**Prompt:** Output each entry that follows exactly. Images stay out.

## Start Exercise data

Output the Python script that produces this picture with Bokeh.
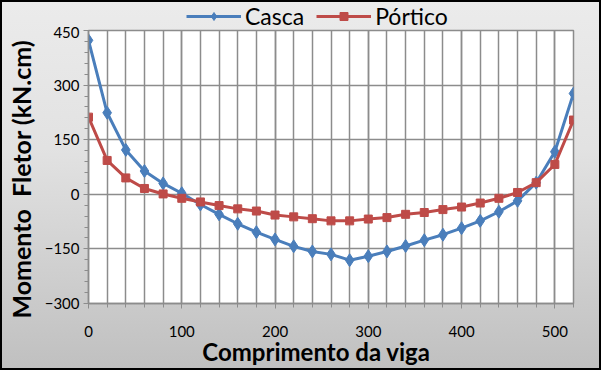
from bokeh.plotting import figure
from bokeh.layouts import column
from bokeh.models import Legend, LegendItem, FixedTicker, ColumnDataSource, Range1d
from bokeh.embed import file_html
from bokeh.resources import INLINE

x_pos = [0, 20, 40, 60, 80, 100, 120, 140, 160, 180, 200, 220, 240, 260, 280,
         300, 320, 340, 360, 380, 400, 420, 440, 460, 480, 500, 520]
casca = [423, 224, 122, 64, 30, 3, -28, -55, -81, -104, -124, -143, -157, -165, -181,
         -170, -157, -142, -126, -111, -93, -73, -48, -18, 32, 117, 277]
portico = [212, 93, 45, 16, 1, -11, -21, -31, -40, -46, -57, -62, -67, -73, -73,
           -68, -64, -55, -50, -42, -35, -24, -11, 5, 32, 82, 204]
x_ticks = [0, 100, 200, 300, 400, 500]
y_ticks = [-300, -150, 0, 150, 300, 450]
series_names = ["Casca", "Pórtico"]

FONT = "Lato"
BLUE = "#4A7EBB"
RED = "#BE4B48"
GRID = "#8c8c8c"
W = 597
LEG_H = 24
NB = "\u00a0"

# ---- legend strip (its own small canvas so the legend is not clipped) ----
lf = figure(width=W, height=LEG_H, output_backend="svg", toolbar_location=None,
            x_range=Range1d(0, 1), y_range=Range1d(0, 1),
            x_axis_type=None, y_axis_type=None,
            min_border_left=0, min_border_right=0, min_border_top=0, min_border_bottom=0)
lf.border_fill_alpha = 0
lf.background_fill_alpha = 0
lf.outline_line_color = None
lf.xgrid.visible = False
lf.ygrid.visible = False
# proxy renderers kept outside the visible range; they only style the legend keys
dl1 = lf.line([-5, -4], [-5, -4], line_color=BLUE, line_width=3)
dm1 = lf.scatter([-5], [-5], marker="diamond", size=13, fill_color=BLUE, line_color=BLUE)
dl2 = lf.line([-5, -4], [-5, -4], line_color=RED, line_width=3)
dm2 = lf.scatter([-5], [-5], marker="square", size=8, fill_color=RED, line_color=RED)
legend = Legend(items=[LegendItem(label=series_names[0], renderers=[dl1, dm1]),
                       LegendItem(label=series_names[1], renderers=[dl2, dm2])],
                orientation="horizontal", location=(98, -4))
legend.background_fill_alpha = 0
legend.border_line_alpha = 0
legend.label_text_font = FONT
legend.label_text_font_size = "23px"
legend.label_text_color = "black"
legend.glyph_width = 55
legend.spacing = 12
legend.padding = 0
legend.margin = 0
legend.label_standoff = 4
lf.add_layout(legend)

# ---- main chart ----
p = figure(width=W, height=366 - LEG_H, output_backend="svg", toolbar_location=None,
           x_range=(0, 520), y_range=(-300, 450),
           min_border_left=86, min_border_right=26, min_border_top=4, min_border_bottom=64)
p.border_fill_alpha = 0
p.background_fill_color = "white"
p.outline_line_color = GRID
p.outline_line_width = 1.5

src = ColumnDataSource(dict(x=x_pos, c=casca, p=portico))
p.line("x", "c", source=src, line_color=BLUE, line_width=3)
p.scatter("x", "c", source=src, marker="diamond", size=13, fill_color=BLUE, line_color=BLUE)
p.line("x", "p", source=src, line_color=RED, line_width=3)
p.scatter("x", "p", source=src, marker="square", size=8, fill_color=RED, line_color=RED)

p.xaxis.ticker = FixedTicker(ticks=x_ticks, minor_ticks=list(range(0, 521, 20)))
p.yaxis.ticker = FixedTicker(ticks=y_ticks, minor_ticks=list(range(-300, 451, 30)))

for ax in (p.xaxis[0], p.yaxis[0]):
    ax.axis_line_color = GRID
    ax.axis_line_width = 1.5
    ax.major_tick_line_color = GRID
    ax.minor_tick_line_color = GRID
    ax.major_tick_in = 0
    ax.major_tick_out = 5
    ax.minor_tick_in = 0
    ax.minor_tick_out = 4
    ax.major_label_text_font = FONT
    ax.major_label_text_font_size = "15px"
    ax.major_label_text_color = "black"
    ax.axis_label_text_font = FONT
    ax.axis_label_text_font_style = "bold"
    ax.axis_label_text_color = "black"

# trailing non-breaking spaces nudge the centred titles to the reference position
p.xaxis.axis_label = "Comprimento da viga" + NB * 5
p.yaxis.axis_label = "Momento " + NB + "Fletor (kN.cm)" + NB * 4
p.xaxis.axis_label_text_font_size = "24px"
p.yaxis.axis_label_text_font_size = "25px"
p.xaxis.major_label_standoff = 17
p.xaxis.axis_label_standoff = -3
p.yaxis.major_label_standoff = 4
p.yaxis.axis_label_standoff = 6

p.xgrid.grid_line_color = GRID
p.xgrid.grid_line_width = 1.5
p.xgrid.minor_grid_line_color = GRID
p.xgrid.minor_grid_line_width = 1.5
p.ygrid.grid_line_color = GRID
p.ygrid.grid_line_width = 1.5

layout = column(lf, p, spacing=0)
layout.styles = {"border": "2px solid black",
                 "background": "linear-gradient(#ebebeb, #e2e2e2 40%, #c0c0c0)"}

open("out.html", "w").write(file_html(layout, INLINE))
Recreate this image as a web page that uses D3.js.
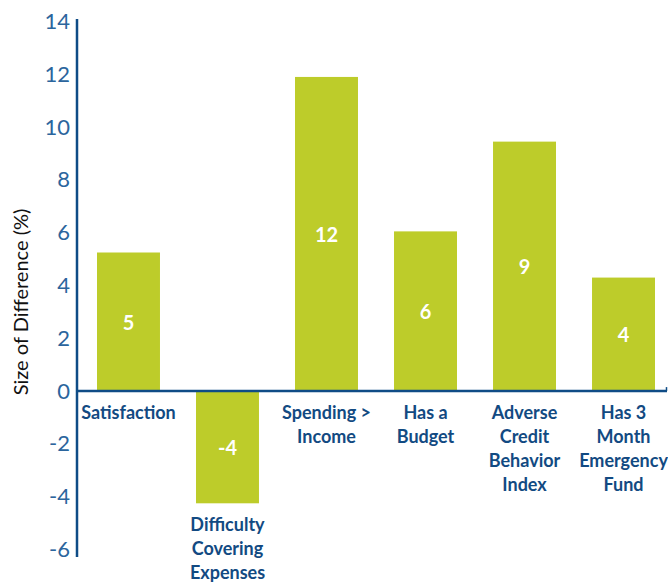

## End Exercise data

**The response:**
Output the Python script that produces this picture with Bokeh.
from bokeh.plotting import figure
from bokeh.layouts import column
from bokeh.models import Legend, LegendItem, FixedTicker, ColumnDataSource, Range1d
from bokeh.embed import file_html
from bokeh.resources import INLINE

x_pos = [0, 20, 40, 60, 80, 100, 120, 140, 160, 180, 200, 220, 240, 260, 280,
         300, 320, 340, 360, 380, 400, 420, 440, 460, 480, 500, 520]
casca = [423, 224, 122, 64, 30, 3, -28, -55, -81, -104, -124, -143, -157, -165, -181,
         -170, -157, -142, -126, -111, -93, -73, -48, -18, 32, 117, 277]
portico = [212, 93, 45, 16, 1, -11, -21, -31, -40, -46, -57, -62, -67, -73, -73,
           -68, -64, -55, -50, -42, -35, -24, -11, 5, 32, 82, 204]
x_ticks = [0, 100, 200, 300, 400, 500]
y_ticks = [-300, -150, 0, 150, 300, 450]
series_names = ["Casca", "Pórtico"]

FONT = "Lato"
BLUE = "#4A7EBB"
RED = "#BE4B48"
GRID = "#8c8c8c"
W = 597
LEG_H = 24
NB = "\u00a0"

# ---- legend strip (its own small canvas so the legend is not clipped) ----
lf = figure(width=W, height=LEG_H, output_backend="svg", toolbar_location=None,
            x_range=Range1d(0, 1), y_range=Range1d(0, 1),
            x_axis_type=None, y_axis_type=None,
            min_border_left=0, min_border_right=0, min_border_top=0, min_border_bottom=0)
lf.border_fill_alpha = 0
lf.background_fill_alpha = 0
lf.outline_line_color = None
lf.xgrid.visible = False
lf.ygrid.visible = False
# proxy renderers kept outside the visible range; they only style the legend keys
dl1 = lf.line([-5, -4], [-5, -4], line_color=BLUE, line_width=3)
dm1 = lf.scatter([-5], [-5], marker="diamond", size=13, fill_color=BLUE, line_color=BLUE)
dl2 = lf.line([-5, -4], [-5, -4], line_color=RED, line_width=3)
dm2 = lf.scatter([-5], [-5], marker="square", size=8, fill_color=RED, line_color=RED)
legend = Legend(items=[LegendItem(label=series_names[0], renderers=[dl1, dm1]),
                       LegendItem(label=series_names[1], renderers=[dl2, dm2])],
                orientation="horizontal", location=(98, -4))
legend.background_fill_alpha = 0
legend.border_line_alpha = 0
legend.label_text_font = FONT
legend.label_text_font_size = "23px"
legend.label_text_color = "black"
legend.glyph_width = 55
legend.spacing = 12
legend.padding = 0
legend.margin = 0
legend.label_standoff = 4
lf.add_layout(legend)

# ---- main chart ----
p = figure(width=W, height=366 - LEG_H, output_backend="svg", toolbar_location=None,
           x_range=(0, 520), y_range=(-300, 450),
           min_border_left=86, min_border_right=26, min_border_top=4, min_border_bottom=64)
p.border_fill_alpha = 0
p.background_fill_color = "white"
p.outline_line_color = GRID
p.outline_line_width = 1.5

src = ColumnDataSource(dict(x=x_pos, c=casca, p=portico))
p.line("x", "c", source=src, line_color=BLUE, line_width=3)
p.scatter("x", "c", source=src, marker="diamond", size=13, fill_color=BLUE, line_color=BLUE)
p.line("x", "p", source=src, line_color=RED, line_width=3)
p.scatter("x", "p", source=src, marker="square", size=8, fill_color=RED, line_color=RED)

p.xaxis.ticker = FixedTicker(ticks=x_ticks, minor_ticks=list(range(0, 521, 20)))
p.yaxis.ticker = FixedTicker(ticks=y_ticks, minor_ticks=list(range(-300, 451, 30)))

for ax in (p.xaxis[0], p.yaxis[0]):
    ax.axis_line_color = GRID
    ax.axis_line_width = 1.5
    ax.major_tick_line_color = GRID
    ax.minor_tick_line_color = GRID
    ax.major_tick_in = 0
    ax.major_tick_out = 5
    ax.minor_tick_in = 0
    ax.minor_tick_out = 4
    ax.major_label_text_font = FONT
    ax.major_label_text_font_size = "15px"
    ax.major_label_text_color = "black"
    ax.axis_label_text_font = FONT
    ax.axis_label_text_font_style = "bold"
    ax.axis_label_text_color = "black"

# trailing non-breaking spaces nudge the centred titles to the reference position
p.xaxis.axis_label = "Comprimento da viga" + NB * 5
p.yaxis.axis_label = "Momento " + NB + "Fletor (kN.cm)" + NB * 4
p.xaxis.axis_label_text_font_size = "24px"
p.yaxis.axis_label_text_font_size = "25px"
p.xaxis.major_label_standoff = 17
p.xaxis.axis_label_standoff = -3
p.yaxis.major_label_standoff = 4
p.yaxis.axis_label_standoff = 6

p.xgrid.grid_line_color = GRID
p.xgrid.grid_line_width = 1.5
p.xgrid.minor_grid_line_color = GRID
p.xgrid.minor_grid_line_width = 1.5
p.ygrid.grid_line_color = GRID
p.ygrid.grid_line_width = 1.5

layout = column(lf, p, spacing=0)
layout.styles = {"border": "2px solid black",
                 "background": "linear-gradient(#ebebeb, #e2e2e2 40%, #c0c0c0)"}

open("out.html", "w").write(file_html(layout, INLINE))
Recreate this image as a web page that uses D3.js.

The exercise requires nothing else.